The Pacific from Point of Clark’s View
Charles Fritz’s painting depicts the view westward from Tillamook Head on the northern Oregon coast, the promontory William Clark climbed in early January 1806. The composition is dominated by the Pacific Ocean stretching to a flat horizon, with the rocky headland falling away in the foreground. Fritz works in a representational, plein-air-influenced manner, building the scene with layered atmospheric passages: spray and surf along the basalt cliffs, the gray-green swell of open ocean, and a sky that carries the diffused light typical of the Oregon coast in winter. Figures, if present at all, are subordinate to the geography; the painting is essentially a landscape portrait of the vantage point itself.
On January 8, 1806, Clark traveled south from the expedition’s winter quarters at Fort Clatsop to the site of a beached whale near present-day Cannon Beach, hoping to obtain blubber and oil for the party. Crossing Tillamook Head, he paused at its summit and recorded in his journal that the prospect was the grandest he had ever beheld, describing the ocean breaking against the rocks below and the coastline extending southward toward what is now Ecola State Park. The viewpoint Fritz paints corresponds to that journal entry, one of the few moments in the expedition record when Clark allowed himself an extended aesthetic response to landscape.
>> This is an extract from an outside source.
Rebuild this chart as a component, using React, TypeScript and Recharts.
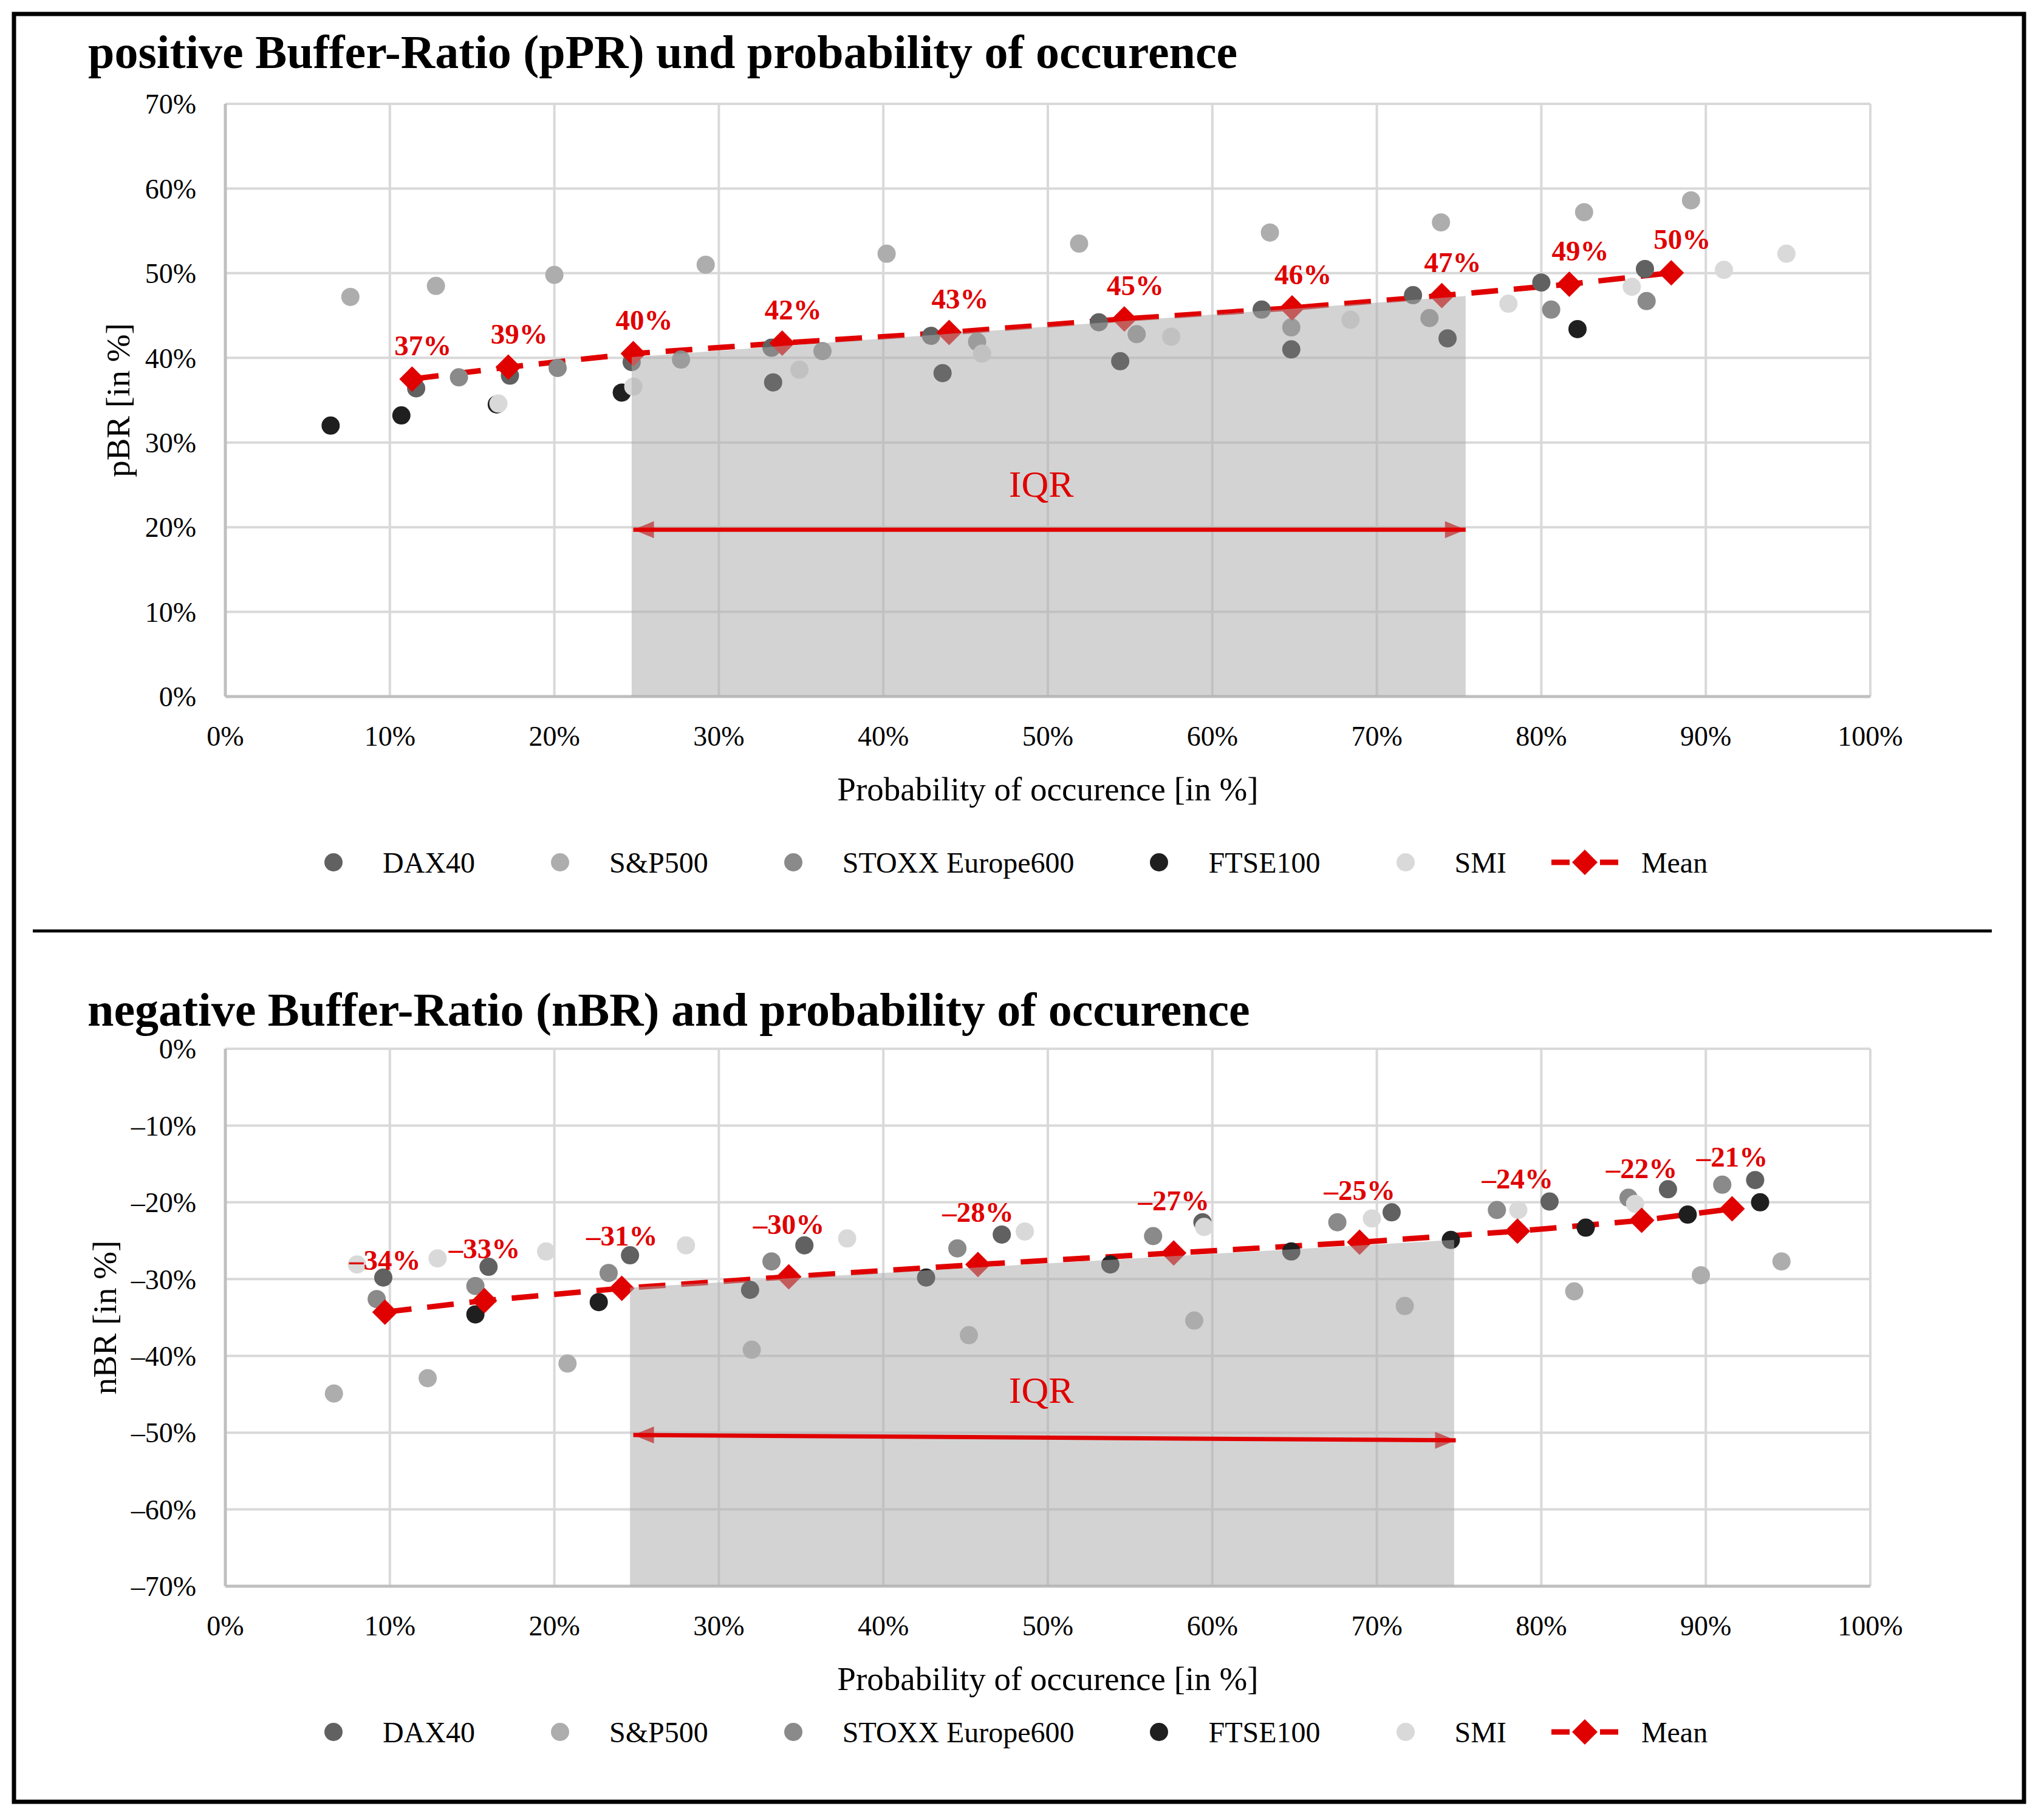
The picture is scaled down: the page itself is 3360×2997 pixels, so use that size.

Fritz, based in Billings, Montana, has spent much of his career retracing the Lewis and Clark route and painting its sites from direct observation. His 2004–2005 series of roughly one hundred paintings marking the expedition’s bicentennial was exhibited at the Buffalo Bill Center of the West in Cody, Wyoming, and subsequently toured; this 2009 canvas belongs to the continued body of work that grew out of that project. The painting is held in the collection of Timothy Peterson. Fritz’s expedition paintings have become a reference point in contemporary Lewis and Clark visual scholarship, valued for their topographic accuracy and their close correspondence to specific journal passages, and this view of the Pacific from Clark’s lookout is among the more frequently reproduced images from the Oregon segment of his series.